- [Exercise material]:

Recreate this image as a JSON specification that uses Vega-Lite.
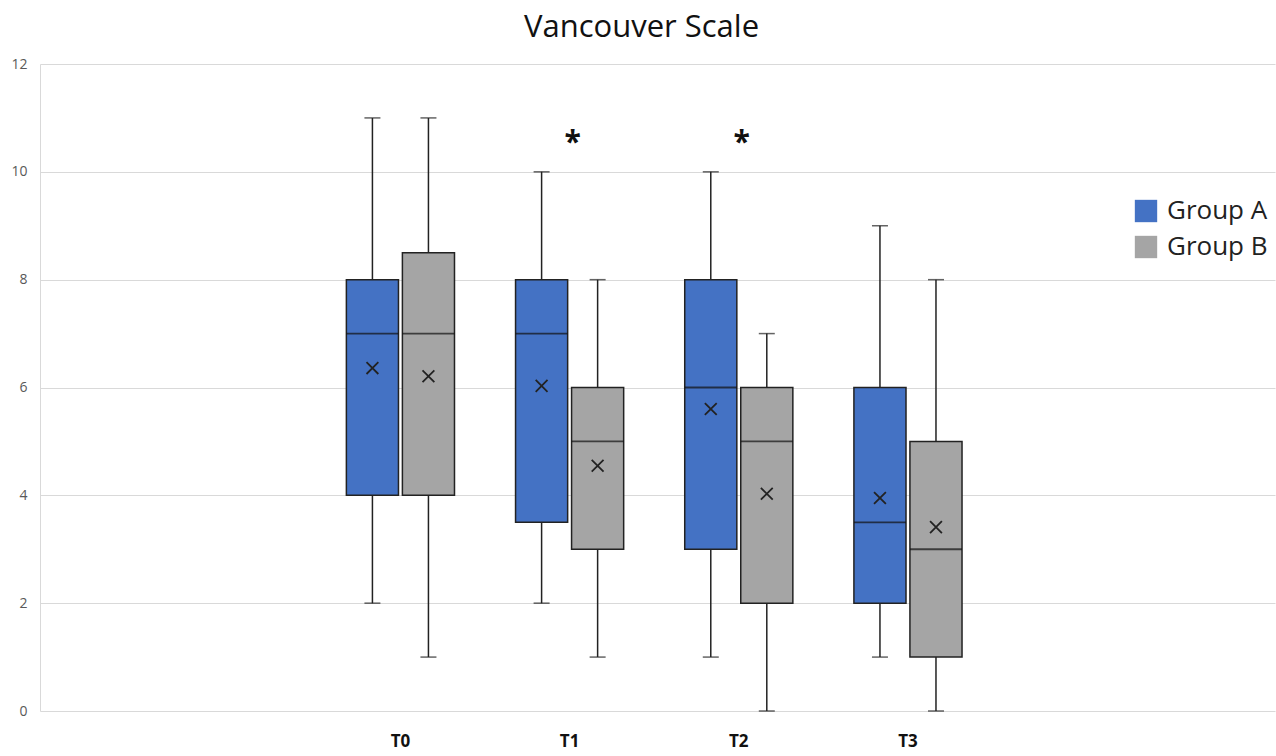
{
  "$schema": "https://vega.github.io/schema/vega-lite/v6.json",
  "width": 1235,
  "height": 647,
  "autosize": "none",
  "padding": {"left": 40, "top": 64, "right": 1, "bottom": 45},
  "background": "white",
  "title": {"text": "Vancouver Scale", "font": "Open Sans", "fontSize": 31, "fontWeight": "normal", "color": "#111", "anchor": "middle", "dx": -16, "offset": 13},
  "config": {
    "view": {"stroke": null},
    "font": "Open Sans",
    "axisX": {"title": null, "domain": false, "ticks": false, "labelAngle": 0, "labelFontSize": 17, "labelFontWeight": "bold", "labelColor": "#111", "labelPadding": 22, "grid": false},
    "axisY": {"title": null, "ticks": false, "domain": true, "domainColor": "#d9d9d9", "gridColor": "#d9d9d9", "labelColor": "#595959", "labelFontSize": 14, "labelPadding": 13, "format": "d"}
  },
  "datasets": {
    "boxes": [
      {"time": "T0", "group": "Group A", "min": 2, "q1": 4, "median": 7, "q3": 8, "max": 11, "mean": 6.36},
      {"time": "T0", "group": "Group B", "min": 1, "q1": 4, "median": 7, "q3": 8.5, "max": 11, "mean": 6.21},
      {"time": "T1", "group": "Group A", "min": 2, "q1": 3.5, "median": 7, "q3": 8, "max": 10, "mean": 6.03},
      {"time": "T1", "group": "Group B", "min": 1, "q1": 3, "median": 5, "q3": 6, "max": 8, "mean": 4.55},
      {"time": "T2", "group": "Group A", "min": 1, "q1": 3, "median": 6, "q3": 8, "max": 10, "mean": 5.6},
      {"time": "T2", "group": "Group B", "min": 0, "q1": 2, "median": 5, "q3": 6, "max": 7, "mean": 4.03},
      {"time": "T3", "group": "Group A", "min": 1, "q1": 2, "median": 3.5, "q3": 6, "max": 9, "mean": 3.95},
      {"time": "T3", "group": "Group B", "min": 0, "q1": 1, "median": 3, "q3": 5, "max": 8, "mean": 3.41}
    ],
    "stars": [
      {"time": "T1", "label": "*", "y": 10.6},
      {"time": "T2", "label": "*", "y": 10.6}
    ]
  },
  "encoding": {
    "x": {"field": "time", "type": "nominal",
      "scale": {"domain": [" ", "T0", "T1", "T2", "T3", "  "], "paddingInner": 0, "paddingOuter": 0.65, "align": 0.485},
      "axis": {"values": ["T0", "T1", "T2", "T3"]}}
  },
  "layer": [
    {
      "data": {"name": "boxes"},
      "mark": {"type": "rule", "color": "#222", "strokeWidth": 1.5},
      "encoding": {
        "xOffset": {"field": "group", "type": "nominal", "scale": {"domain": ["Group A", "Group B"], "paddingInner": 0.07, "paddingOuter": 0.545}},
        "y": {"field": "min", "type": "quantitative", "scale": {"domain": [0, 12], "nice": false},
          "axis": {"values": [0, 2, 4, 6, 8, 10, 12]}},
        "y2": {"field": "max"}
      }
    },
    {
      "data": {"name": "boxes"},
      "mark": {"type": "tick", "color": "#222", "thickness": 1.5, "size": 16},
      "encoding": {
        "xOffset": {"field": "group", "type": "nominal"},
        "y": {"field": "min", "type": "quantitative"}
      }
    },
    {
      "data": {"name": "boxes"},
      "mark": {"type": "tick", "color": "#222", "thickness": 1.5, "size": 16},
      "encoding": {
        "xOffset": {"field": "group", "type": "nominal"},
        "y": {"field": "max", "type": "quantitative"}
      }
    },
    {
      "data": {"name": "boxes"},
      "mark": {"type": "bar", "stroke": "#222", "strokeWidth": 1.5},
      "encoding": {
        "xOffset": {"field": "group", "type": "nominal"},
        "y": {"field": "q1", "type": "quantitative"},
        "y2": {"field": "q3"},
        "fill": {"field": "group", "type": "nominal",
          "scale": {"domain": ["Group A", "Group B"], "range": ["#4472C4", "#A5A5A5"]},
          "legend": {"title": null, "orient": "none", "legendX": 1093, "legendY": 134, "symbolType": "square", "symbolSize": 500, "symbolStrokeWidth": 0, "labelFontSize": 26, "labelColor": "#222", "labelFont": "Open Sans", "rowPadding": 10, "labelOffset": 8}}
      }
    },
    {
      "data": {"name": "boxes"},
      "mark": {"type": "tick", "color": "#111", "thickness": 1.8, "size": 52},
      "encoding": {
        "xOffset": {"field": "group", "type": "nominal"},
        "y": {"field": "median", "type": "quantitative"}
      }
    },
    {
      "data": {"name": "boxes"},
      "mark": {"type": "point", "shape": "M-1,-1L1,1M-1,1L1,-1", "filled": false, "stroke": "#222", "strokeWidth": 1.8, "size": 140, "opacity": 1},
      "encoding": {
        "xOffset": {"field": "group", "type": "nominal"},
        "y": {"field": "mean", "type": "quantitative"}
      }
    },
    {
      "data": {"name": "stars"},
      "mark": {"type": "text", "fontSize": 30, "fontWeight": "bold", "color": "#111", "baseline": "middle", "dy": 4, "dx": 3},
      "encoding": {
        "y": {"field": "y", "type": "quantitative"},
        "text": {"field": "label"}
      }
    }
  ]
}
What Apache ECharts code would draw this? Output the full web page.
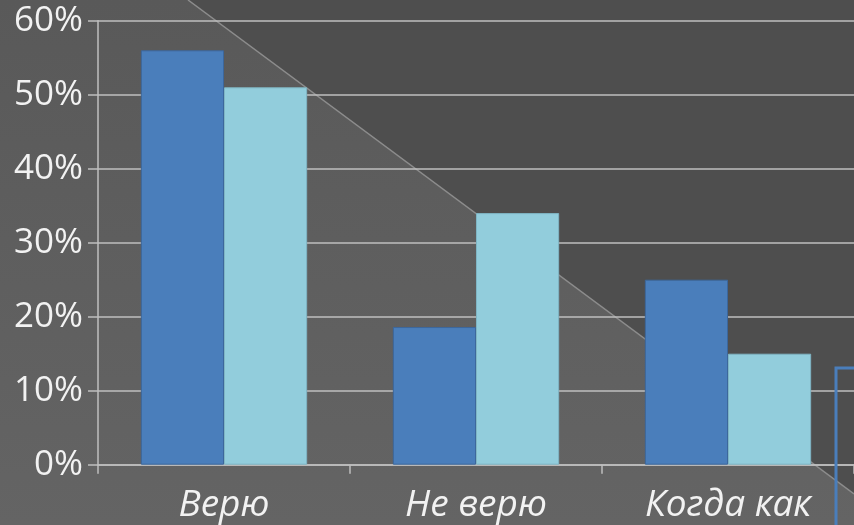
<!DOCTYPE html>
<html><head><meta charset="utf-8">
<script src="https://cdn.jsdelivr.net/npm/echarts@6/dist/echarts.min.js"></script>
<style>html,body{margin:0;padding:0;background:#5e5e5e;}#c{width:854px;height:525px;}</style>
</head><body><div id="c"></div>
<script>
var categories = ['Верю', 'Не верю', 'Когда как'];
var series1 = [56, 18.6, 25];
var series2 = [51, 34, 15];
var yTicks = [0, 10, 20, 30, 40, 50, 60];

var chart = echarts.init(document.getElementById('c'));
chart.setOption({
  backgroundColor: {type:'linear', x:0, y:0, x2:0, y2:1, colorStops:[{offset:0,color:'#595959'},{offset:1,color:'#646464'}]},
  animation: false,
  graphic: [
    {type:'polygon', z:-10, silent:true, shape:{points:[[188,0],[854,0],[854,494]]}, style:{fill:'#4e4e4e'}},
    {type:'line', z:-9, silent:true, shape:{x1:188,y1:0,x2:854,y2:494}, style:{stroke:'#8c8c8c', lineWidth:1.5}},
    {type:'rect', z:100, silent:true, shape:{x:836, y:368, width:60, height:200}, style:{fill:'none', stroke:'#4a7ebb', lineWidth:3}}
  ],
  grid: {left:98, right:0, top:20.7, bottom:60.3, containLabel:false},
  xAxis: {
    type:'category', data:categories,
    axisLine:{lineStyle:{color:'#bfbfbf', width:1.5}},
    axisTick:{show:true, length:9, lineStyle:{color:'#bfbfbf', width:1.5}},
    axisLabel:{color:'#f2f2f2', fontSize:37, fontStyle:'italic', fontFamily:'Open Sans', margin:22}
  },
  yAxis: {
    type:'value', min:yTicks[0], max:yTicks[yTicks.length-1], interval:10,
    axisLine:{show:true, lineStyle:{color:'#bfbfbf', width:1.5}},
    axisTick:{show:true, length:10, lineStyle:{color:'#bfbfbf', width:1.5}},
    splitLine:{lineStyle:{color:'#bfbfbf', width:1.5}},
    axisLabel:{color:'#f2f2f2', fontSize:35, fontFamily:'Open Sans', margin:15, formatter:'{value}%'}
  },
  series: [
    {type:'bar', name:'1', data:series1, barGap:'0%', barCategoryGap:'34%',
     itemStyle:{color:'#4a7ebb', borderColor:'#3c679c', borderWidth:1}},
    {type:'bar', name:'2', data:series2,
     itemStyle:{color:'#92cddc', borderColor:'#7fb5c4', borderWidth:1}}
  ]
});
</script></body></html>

- [Set task]:
Copy out every line of the material above exactly, skipping the pictures.

- [Task solution]:
Recreate this image as a JSON specification that uses Vega-Lite.
{
  "$schema": "https://vega.github.io/schema/vega-lite/v6.json",
  "width": 1235,
  "height": 647,
  "autosize": "none",
  "padding": {"left": 40, "top": 64, "right": 1, "bottom": 45},
  "background": "white",
  "title": {"text": "Vancouver Scale", "font": "Open Sans", "fontSize": 31, "fontWeight": "normal", "color": "#111", "anchor": "middle", "dx": -16, "offset": 13},
  "config": {
    "view": {"stroke": null},
    "font": "Open Sans",
    "axisX": {"title": null, "domain": false, "ticks": false, "labelAngle": 0, "labelFontSize": 17, "labelFontWeight": "bold", "labelColor": "#111", "labelPadding": 22, "grid": false},
    "axisY": {"title": null, "ticks": false, "domain": true, "domainColor": "#d9d9d9", "gridColor": "#d9d9d9", "labelColor": "#595959", "labelFontSize": 14, "labelPadding": 13, "format": "d"}
  },
  "datasets": {
    "boxes": [
      {"time": "T0", "group": "Group A", "min": 2, "q1": 4, "median": 7, "q3": 8, "max": 11, "mean": 6.36},
      {"time": "T0", "group": "Group B", "min": 1, "q1": 4, "median": 7, "q3": 8.5, "max": 11, "mean": 6.21},
      {"time": "T1", "group": "Group A", "min": 2, "q1": 3.5, "median": 7, "q3": 8, "max": 10, "mean": 6.03},
      {"time": "T1", "group": "Group B", "min": 1, "q1": 3, "median": 5, "q3": 6, "max": 8, "mean": 4.55},
      {"time": "T2", "group": "Group A", "min": 1, "q1": 3, "median": 6, "q3": 8, "max": 10, "mean": 5.6},
      {"time": "T2", "group": "Group B", "min": 0, "q1": 2, "median": 5, "q3": 6, "max": 7, "mean": 4.03},
      {"time": "T3", "group": "Group A", "min": 1, "q1": 2, "median": 3.5, "q3": 6, "max": 9, "mean": 3.95},
      {"time": "T3", "group": "Group B", "min": 0, "q1": 1, "median": 3, "q3": 5, "max": 8, "mean": 3.41}
    ],
    "stars": [
      {"time": "T1", "label": "*", "y": 10.6},
      {"time": "T2", "label": "*", "y": 10.6}
    ]
  },
  "encoding": {
    "x": {"field": "time", "type": "nominal",
      "scale": {"domain": [" ", "T0", "T1", "T2", "T3", "  "], "paddingInner": 0, "paddingOuter": 0.65, "align": 0.485},
      "axis": {"values": ["T0", "T1", "T2", "T3"]}}
  },
  "layer": [
    {
      "data": {"name": "boxes"},
      "mark": {"type": "rule", "color": "#222", "strokeWidth": 1.5},
      "encoding": {
        "xOffset": {"field": "group", "type": "nominal", "scale": {"domain": ["Group A", "Group B"], "paddingInner": 0.07, "paddingOuter": 0.545}},
        "y": {"field": "min", "type": "quantitative", "scale": {"domain": [0, 12], "nice": false},
          "axis": {"values": [0, 2, 4, 6, 8, 10, 12]}},
        "y2": {"field": "max"}
      }
    },
    {
      "data": {"name": "boxes"},
      "mark": {"type": "tick", "color": "#222", "thickness": 1.5, "size": 16},
      "encoding": {
        "xOffset": {"field": "group", "type": "nominal"},
        "y": {"field": "min", "type": "quantitative"}
      }
    },
    {
      "data": {"name": "boxes"},
      "mark": {"type": "tick", "color": "#222", "thickness": 1.5, "size": 16},
      "encoding": {
        "xOffset": {"field": "group", "type": "nominal"},
        "y": {"field": "max", "type": "quantitative"}
      }
    },
    {
      "data": {"name": "boxes"},
      "mark": {"type": "bar", "stroke": "#222", "strokeWidth": 1.5},
      "encoding": {
        "xOffset": {"field": "group", "type": "nominal"},
        "y": {"field": "q1", "type": "quantitative"},
        "y2": {"field": "q3"},
        "fill": {"field": "group", "type": "nominal",
          "scale": {"domain": ["Group A", "Group B"], "range": ["#4472C4", "#A5A5A5"]},
          "legend": {"title": null, "orient": "none", "legendX": 1093, "legendY": 134, "symbolType": "square", "symbolSize": 500, "symbolStrokeWidth": 0, "labelFontSize": 26, "labelColor": "#222", "labelFont": "Open Sans", "rowPadding": 10, "labelOffset": 8}}
      }
    },
    {
      "data": {"name": "boxes"},
      "mark": {"type": "tick", "color": "#111", "thickness": 1.8, "size": 52},
      "encoding": {
        "xOffset": {"field": "group", "type": "nominal"},
        "y": {"field": "median", "type": "quantitative"}
      }
    },
    {
      "data": {"name": "boxes"},
      "mark": {"type": "point", "shape": "M-1,-1L1,1M-1,1L1,-1", "filled": false, "stroke": "#222", "strokeWidth": 1.8, "size": 140, "opacity": 1},
      "encoding": {
        "xOffset": {"field": "group", "type": "nominal"},
        "y": {"field": "mean", "type": "quantitative"}
      }
    },
    {
      "data": {"name": "stars"},
      "mark": {"type": "text", "fontSize": 30, "fontWeight": "bold", "color": "#111", "baseline": "middle", "dy": 4, "dx": 3},
      "encoding": {
        "y": {"field": "y", "type": "quantitative"},
        "text": {"field": "label"}
      }
    }
  ]
}
What Apache ECharts code would draw this? Output the full web page.
<!DOCTYPE html>
<html><head><meta charset="utf-8">
<script src="https://cdn.jsdelivr.net/npm/echarts@6/dist/echarts.min.js"></script>
<style>html,body{margin:0;padding:0;background:#5e5e5e;}#c{width:854px;height:525px;}</style>
</head><body><div id="c"></div>
<script>
var categories = ['Верю', 'Не верю', 'Когда как'];
var series1 = [56, 18.6, 25];
var series2 = [51, 34, 15];
var yTicks = [0, 10, 20, 30, 40, 50, 60];

var chart = echarts.init(document.getElementById('c'));
chart.setOption({
  backgroundColor: {type:'linear', x:0, y:0, x2:0, y2:1, colorStops:[{offset:0,color:'#595959'},{offset:1,color:'#646464'}]},
  animation: false,
  graphic: [
    {type:'polygon', z:-10, silent:true, shape:{points:[[188,0],[854,0],[854,494]]}, style:{fill:'#4e4e4e'}},
    {type:'line', z:-9, silent:true, shape:{x1:188,y1:0,x2:854,y2:494}, style:{stroke:'#8c8c8c', lineWidth:1.5}},
    {type:'rect', z:100, silent:true, shape:{x:836, y:368, width:60, height:200}, style:{fill:'none', stroke:'#4a7ebb', lineWidth:3}}
  ],
  grid: {left:98, right:0, top:20.7, bottom:60.3, containLabel:false},
  xAxis: {
    type:'category', data:categories,
    axisLine:{lineStyle:{color:'#bfbfbf', width:1.5}},
    axisTick:{show:true, length:9, lineStyle:{color:'#bfbfbf', width:1.5}},
    axisLabel:{color:'#f2f2f2', fontSize:37, fontStyle:'italic', fontFamily:'Open Sans', margin:22}
  },
  yAxis: {
    type:'value', min:yTicks[0], max:yTicks[yTicks.length-1], interval:10,
    axisLine:{show:true, lineStyle:{color:'#bfbfbf', width:1.5}},
    axisTick:{show:true, length:10, lineStyle:{color:'#bfbfbf', width:1.5}},
    splitLine:{lineStyle:{color:'#bfbfbf', width:1.5}},
    axisLabel:{color:'#f2f2f2', fontSize:35, fontFamily:'Open Sans', margin:15, formatter:'{value}%'}
  },
  series: [
    {type:'bar', name:'1', data:series1, barGap:'0%', barCategoryGap:'34%',
     itemStyle:{color:'#4a7ebb', borderColor:'#3c679c', borderWidth:1}},
    {type:'bar', name:'2', data:series2,
     itemStyle:{color:'#92cddc', borderColor:'#7fb5c4', borderWidth:1}}
  ]
});
</script></body></html>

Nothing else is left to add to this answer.